Core idea of tie breaker:
Find a preference among same cost paths

• When nodes having same $f$, compare their $h$

• Add deterministic random numbers to the heuristic or edge costs (A hash of the coordinates).

• Prefer paths that are along the straight line from the starting point to the goal.
  $$\begin{gathered} dx1=abs(node.x-goal.x) \\ dy1=abs(node.y-goal.y) \\ dx2=abs(start.x-goal.x) \\ dy2=abs(start.y-goal.y) \\ cross=abs(dx1\times dy2-dx2\times dy1) \\ h=h+cross\times 0.001 \end{gathered}$$

• … Many customized ways

\;

• Prefer paths that are along the straight line from the starting point to the goal.
  

Jump Point Search

Core idea of JPS
Find symmetry and break them.

JPS explores intelligently, because it always looks ahead based on a rule.

Look Ahead Rule

Consider

• current node $x$
• $x$’s expanded direction
  

Neighbor Pruning

• Gray nodes: inferior neighbors, when going to them, the path without $x$ is cheaper.

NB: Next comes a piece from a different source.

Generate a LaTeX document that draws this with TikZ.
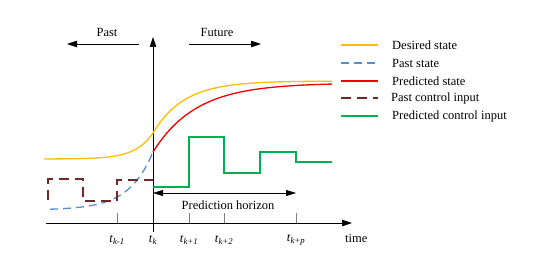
\documentclass[tikz,border=0pt]{standalone}
\usepackage{fontspec}
\setmainfont{Liberation Serif}
\usetikzlibrary{arrows.meta,positioning}
\definecolor{desired}{RGB}{255,190,0}
\definecolor{pastst}{RGB}{85,142,213}
\definecolor{predst}{RGB}{240,0,0}
\definecolor{pastin}{RGB}{110,40,40}
\definecolor{predin}{RGB}{0,176,80}
\begin{document}
\begin{tikzpicture}[x=1pt,y=-1pt, every node/.style={font=\fontsize{12.5}{15}\selectfont,inner sep=1pt},
  ax/.style={-{Triangle[length=10pt,width=6.5pt]},semithick},
  hz/.style={{Triangle[length=10pt,width=6pt]}-{Triangle[length=10pt,width=6pt]},thin},
  tk/.style={draw=gray,thin},
  ds/.style={draw=desired,line width=1.3pt},
  ps/.style={draw=pastst,line width=1.3pt,dash pattern=on 8pt off 5pt},
  pr/.style={draw=predst,line width=1.3pt},
  pc/.style={draw=pastin,line width=1.3pt,dash pattern=on 10pt off 6pt},
  pu/.style={draw=predin,line width=1.3pt},
  lg/.style={anchor=west}]
  \useasboundingbox (0,0) rectangle (545,272);
  % axes
  \coordinate (tstart) at (46,223);
  \coordinate (tend) at (352,223);
  \coordinate (ybot) at (153,232);
  \coordinate (ytop) at (153,37);
  \draw[ax] (tstart) -- (tend);
  \draw[ax] (ybot) -- (ytop);
  \node[anchor=west] (time) at (344,238) {time};
  % ticks
  \foreach \x/\s/\n in {117/k-1/km1,189/k+1/kp1,224/k+2/kp2,296/k+p/kpp} {
    \draw[tk] (\x,213) -- (\x,223);
    \node (t\n) at (\x,240) {\textit{t}\textsubscript{\textit{\s}}};
  }
  \node (tk) at (153,240) {\textit{t}\textsubscript{\textit{k}}};
  % past / future
  \coordinate (pastR) at (139,44);
  \coordinate (pastL) at (67,44);
  \coordinate (futL) at (189,44);
  \coordinate (futR) at (261,44);
  \draw[ax,thin] (pastR) -- (pastL);
  \draw[ax,thin] (futL) -- (futR);
  \node (past) at (107,32) {Past};
  \node (future) at (217,32) {Future};
  % curves
  \draw[ds] plot[domain=44:153,samples=40] (\x,{159-26*exp((\x-153)/17.6)})
    -- plot[domain=153:332,samples=50] (\x,{81+52*exp(-(\x-153)/31)});
  \draw[pr] plot[domain=153:332,samples=50] (\x,{83+69*exp(-(\x-153)/43)});
  \draw[ps] plot[domain=50:153,samples=40] (\x,{210-58*exp((\x-153)/24)});
  \draw[pc] (48,200) -- (48,179) -- (83,179) -- (83,201) -- (117,201) -- (117,180) -- (153,180);
  \draw[pu] (153,187) -- (189,187) -- (189,137) -- (224,137) -- (224,173) -- (260,173) -- (260,152) -- (296,152) -- (296,162) -- (332,162);
  % horizon
  \coordinate (hzL) at (153,193);
  \coordinate (hzR) at (296,193);
  \draw[hz] (hzL) -- (hzR);
  \node (horizon) at (228,205) {Prediction horizon};
  % legend
  \coordinate (la) at (341,45);  \coordinate (ra) at (378,45);
  \coordinate (lb) at (341,63);  \coordinate (rb) at (378,63);
  \coordinate (lc) at (341,81);  \coordinate (rc) at (378,81);
  \coordinate (ld) at (341,98);  \coordinate (rd) at (378,98);
  \coordinate (le) at (341,116); \coordinate (re) at (378,116);
  \draw[ds,line width=1.7pt] (la) -- (ra);
  \draw[ps,line width=1.7pt] (lb) -- (rb);
  \draw[pr,line width=1.7pt] (lc) -- (rc);
  \draw[pc,line width=1.7pt] (ld) -- (rd);
  \draw[pu,line width=1.7pt] (le) -- (re);
  \node[lg] (lega) at (391,45) {Desired state};
  \node[lg] (legb) at (391,63) {Past state};
  \node[lg] (legc) at (391,81) {Predicted state};
  \node[lg] (legd) at (390,98) {Past control input};
  \node[lg] (lege) at (391,116) {Predicted control input};
\end{tikzpicture}
\end{document}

Discard.
• White nodes: natural neighbors
• We only need to consider natural neighbors when expand the search.

Forced Neighbors

• There is obstacle adjacent to $x$
• Red nodes are forced neighbors.
• A cheaper path from $x$’s parent to them is blocked by obstacle.

Jumping Rules

• Recursively apply straight pruning rule and identify y as a jump point successor of $x$. This node is interesting because it has a neighbor z that cannot be reached optimally except by a path that visit $x$ then $y$.
• Recursively apply the diagnol pruning rule and identify y as a jump point successor of $x$
• Before each diagonal step we first recurse straight. Only if both straight recursions fail to identify a jump point do we step diagnally again.
• Node w, a forced neighbor of $x$, is expanded as normal. (also push into the open list, the priority queue)

pruning rule = look ahead rule

pesudo-code

Recall A* 's pseudo-code, JPS’s is all the same!

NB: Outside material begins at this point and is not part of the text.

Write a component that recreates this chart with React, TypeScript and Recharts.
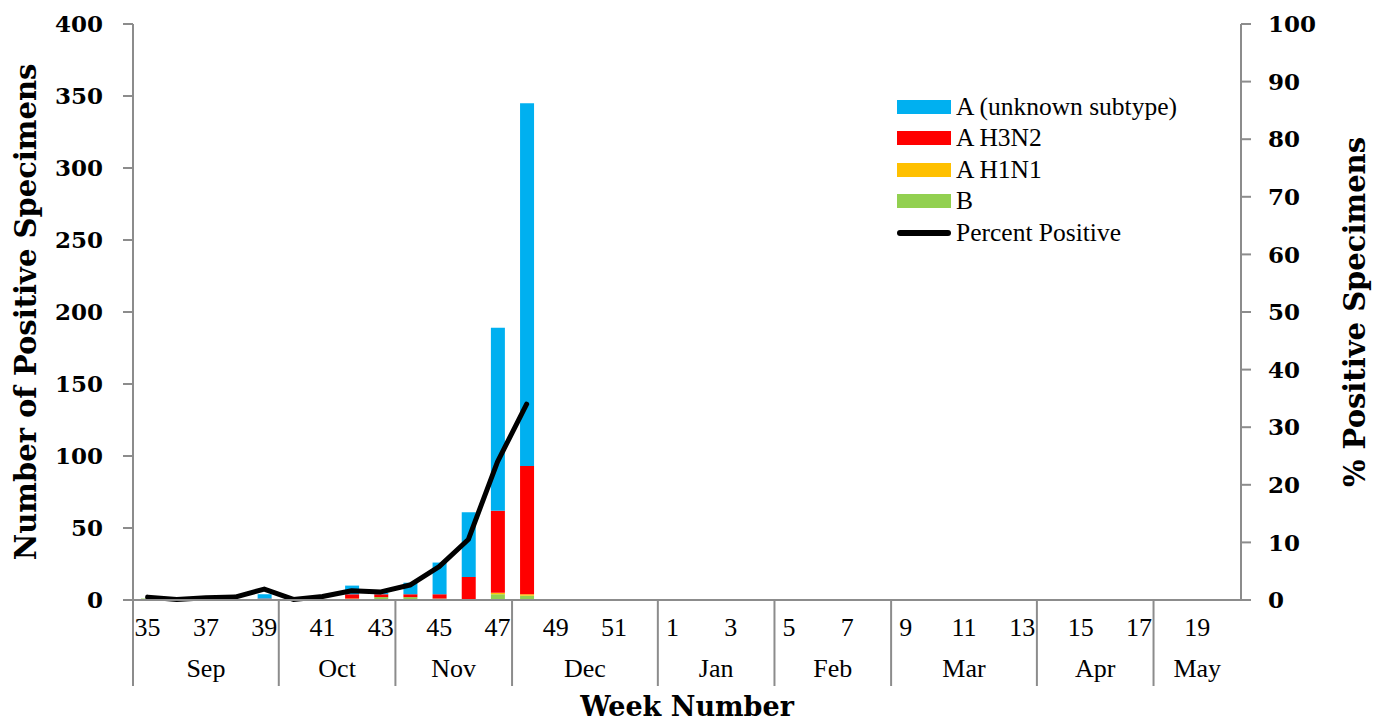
import { ComposedChart, Bar, Line, XAxis, YAxis, Legend } from "recharts";

// surveillance weeks, Sep -> May
const weeks = [
  35, 36, 37, 38, 39, 40, 41, 42, 43, 44, 45, 46, 47, 48, 49, 50, 51, 52,
  1, 2, 3, 4, 5, 6, 7, 8, 9, 10, 11, 12, 13, 14, 15, 16, 17, 18, 19, 20,
];
const monthNames = ["Sep", "Oct", "Nov", "Dec", "Jan", "Feb", "Mar", "Apr", "May"];
const monthWeekCounts = [5, 4, 4, 5, 4, 4, 5, 4, 3];

// reported so far (weeks 35-48), later weeks have no data yet
const fluB = [1, 0, 0, 0, 0, 0, 0, 0, 2, 2, 1, 0, 4, 3];
const fluH1N1 = [0, 0, 0, 0, 0, 0, 0, 1, 0, 0, 0, 0, 1, 1];
const fluH3N2 = [0, 0, 0, 0, 1, 0, 0, 3, 2, 2, 3, 16, 57, 89];
const fluUnknown = [0, 0, 0, 0, 3, 0, 0, 6, 1, 8, 22, 45, 127, 252];
const pctPositive = [0.5, 0.1, 0.4, 0.5, 1.9, 0.1, 0.6, 1.6, 1.4, 2.6, 5.8, 10.5, 24, 34];

const leftTicks = [0, 50, 100, 150, 200, 250, 300, 350, 400];
const rightTicks = [0, 10, 20, 30, 40, 50, 60, 70, 80, 90, 100];

const data = weeks.map((w, i) => ({
  week: w,
  b: fluB[i] ?? null,
  h1n1: fluH1N1[i] ?? null,
  h3n2: fluH3N2[i] ?? null,
  unknown: fluUnknown[i] ?? null,
  pct: pctPositive[i] ?? null,
}));

// index of first week of each month
const monthStarts: number[] = [];
monthWeekCounts.reduce((acc, n) => {
  monthStarts.push(acc);
  return acc + n;
}, 0);

const AXIS = "#8C8C8C";
const SERIF = "'Liberation Serif', serif";
const BOLD_SERIF = "'DejaVu Serif', serif";

const legendItems = [
  { name: "A (unknown subtype)", color: "#00B0F0", line: false },
  { name: "A H3N2", color: "#FF0000", line: false },
  { name: "A H1N1", color: "#FFC000", line: false },
  { name: "B", color: "#92D050", line: false },
  { name: "Percent Positive", color: "#000000", line: true },
];

function WeekTick(props: any) {
  const { x, y, payload } = props;
  const i = payload.index ?? props.index;
  const half = payload.offset || 14.58;
  return (
    <g>
      {monthStarts.includes(i) && (
        <line x1={x - half} x2={x - half} y1={y} y2={y + 86} stroke={AXIS} strokeWidth={2} />
      )}
      {i % 2 === 0 && (
        <text x={x} y={y + 36} textAnchor="middle" fontFamily={SERIF} fontSize={26} fill="#000">
          {payload.value}
        </text>
      )}
    </g>
  );
}

function MonthTick(props: any) {
  const { x, y, payload } = props;
  const i = payload.index ?? props.index;
  const half = payload.offset || 14.58;
  const m = monthStarts.indexOf(i);
  if (m < 0) return <g />;
  const cx = x + (monthWeekCounts[m] - 1) * half;
  return (
    <text x={cx} y={y + 29} textAnchor="middle" fontFamily={SERIF} fontSize={26} fill="#000">
      {monthNames[m]}
    </text>
  );
}

function renderLegend() {
  return (
    <div style={{ fontFamily: SERIF, fontSize: 25.5, color: "#000" }}>
      {legendItems.map((it) => (
        <div key={it.name} style={{ display: "flex", alignItems: "center", height: 31.5 }}>
          <span
            style={{
              display: "inline-block",
              width: 54,
              height: it.line ? 6 : 14,
              borderRadius: it.line ? 3 : 0,
              background: it.color,
              marginRight: 5,
            }}
          />
          <span style={{ whiteSpace: "nowrap" }}>{it.name}</span>
        </div>
      ))}
    </div>
  );
}

const yTick = { fill: "#000", fontFamily: BOLD_SERIF, fontSize: 23, fontWeight: "bold" as const };

function yTitle(text: string, dx: number) {
  return (p: any) => {
    const cx = p.viewBox.x + dx;
    const cy = p.viewBox.y + p.viewBox.height / 2;
    return (
      <text
        x={cx}
        y={cy}
        transform={`rotate(-90 ${cx} ${cy})`}
        textAnchor="middle"
        dominantBaseline="central"
        fontFamily={BOLD_SERIF}
        fontWeight="bold"
        fontSize={29}
        fill="#000"
      >
        {text}
      </text>
    );
  };
}

export default function App() {
  return (
    <div style={{ position: "absolute", left: 0, top: 0, background: "#fff" }}>
      <ComposedChart
        width={1380}
        height={722}
        data={data}
        margin={{ top: 24, right: 0, bottom: 0, left: 0 }}
      >
        <XAxis
          xAxisId="b_month"
          dataKey="week"
          interval={0}
          height={74}
          tickSize={0}
          tickMargin={0}
          tickLine={false}
          axisLine={false}
          tick={<MonthTick />}
          label={{
            content: (p: any) => (
              <text
                x={p.viewBox.x + p.viewBox.width / 2}
                y={p.viewBox.y + 68}
                textAnchor="middle"
                fontFamily={BOLD_SERIF}
                fontWeight="bold"
                fontSize={27}
                fill="#000"
              >
                Week Number
              </text>
            ),
          }}
        />
        <XAxis
          xAxisId="a_week"
          dataKey="week"
          interval={0}
          height={48}
          tickSize={0}
          tickMargin={0}
          tickLine={false}
          axisLine={{ stroke: AXIS, strokeWidth: 2 }}
          tick={<WeekTick />}
        />
        <YAxis
          yAxisId="left"
          domain={[0, 400]}
          ticks={leftTicks}
          width={133}
          tickSize={10}
          tickMargin={20}
          stroke={AXIS}
          axisLine={{ stroke: AXIS, strokeWidth: 2 }}
          tickLine={{ stroke: AXIS, strokeWidth: 2 }}
          tick={yTick}
          label={{ content: yTitle("Number of Positive Specimens", 26) }}
        />
        <YAxis
          yAxisId="right"
          orientation="right"
          domain={[0, 100]}
          ticks={rightTicks}
          width={139}
          tickSize={10}
          tickMargin={17}
          stroke={AXIS}
          axisLine={{ stroke: AXIS, strokeWidth: 2 }}
          tickLine={{ stroke: AXIS, strokeWidth: 2 }}
          tick={yTick}
          label={{ content: yTitle("% Positive Specimens", 114) }}
        />
        <Legend
          layout="vertical"
          align="center"
          verticalAlign="middle"
          content={renderLegend}
          wrapperStyle={{ left: 897, top: 91, width: 320 }}
        />
        <Bar xAxisId="a_week" yAxisId="left" dataKey="b" stackId="s" fill="#92D050" barSize={14} isAnimationActive={false} />
        <Bar xAxisId="a_week" yAxisId="left" dataKey="h1n1" stackId="s" fill="#FFC000" barSize={14} isAnimationActive={false} />
        <Bar xAxisId="a_week" yAxisId="left" dataKey="h3n2" stackId="s" fill="#FF0000" barSize={14} isAnimationActive={false} />
        <Bar xAxisId="a_week" yAxisId="left" dataKey="unknown" stackId="s" fill="#00B0F0" barSize={14} isAnimationActive={false} />
        <Line
          xAxisId="a_week"
          yAxisId="right"
          type="linear"
          dataKey="pct"
          stroke="#000"
          strokeWidth={5}
          strokeLinejoin="round"
          strokeLinecap="round"
          dot={false}
          activeDot={false}
          isAnimationActive={false}
        />
      </ComposedChart>
    </div>
  );
}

• Maintain a priority queue to store all the nodes to be expanded
• The heuristic function h(n) for all nodes are pre-defined
• The priority queue is initialized with the start state $X_s$
• Assign $g(X_s)=0$, and g(n)=infinite for all other nodes in the graph
• Loop
  • If the queue is empty, return FALSE; break;
  • Remove the node “n” with the lowest f(n) = g(n) + h(n) from the priority queue
  • Mark node “n” as expanded
  • If the node “n” is the goal state, return TRUE, break;
  • For all unexpanded neighbors “m” of node “n”
    • If g(m) = infinite
      • g(m) = g(n) + $C_{nm}$
      • Push node “m” into the queue
    • If g(m) > g(n) + $C_{nm}$
      • g(m) = g(n) + $C_{nm}$
  • end
• End Loop

Example

Extension

3D JPS

Planning Dynamically Feasible Trajectories for Quadrotors using Safe Flight Corridors in 3-D Complex Environments, Sikang Liu, RAL 2017
KumarRobotics/jps3d

Is JPS always better?

• This is a simple example saying “No.”
• This case may commonly occur in robot navigation.
• Robot with limited FOV, but a global map/large local map.
  
  Conclusion:
• Most time, especially in complex environment, JPS is better, but far away from “always”. Why?
• JPs reduces the number of nodes in Open List, but increase the number of status query.
• You can try JPS in Homework2.
• JPS's limitation: only applicable to uniform grid map.

Homework

Assignment: Basic

• This project work will focus on path finding and obstacle avoidance in a 2D grid map.
• A 2D grid map is generated randomly every time the Project is run, which contains the obstacles, start point and target point locations will be provided. You can also change the probability of obstacles in the map in obstacle_map.m
• You need to implement a 2D A* path search method to plan an optimal path with safety guarantee.

Assignment: Advance

• I highly suggest you implement Dijkstra/A* with C++/ROS
• Complex 3d map can be generated randomly. The sparsity of obstacles in this map is tunable.
• An implementation of JPS is also provided. Comparisons can be made between A* and JPS in different map set-up.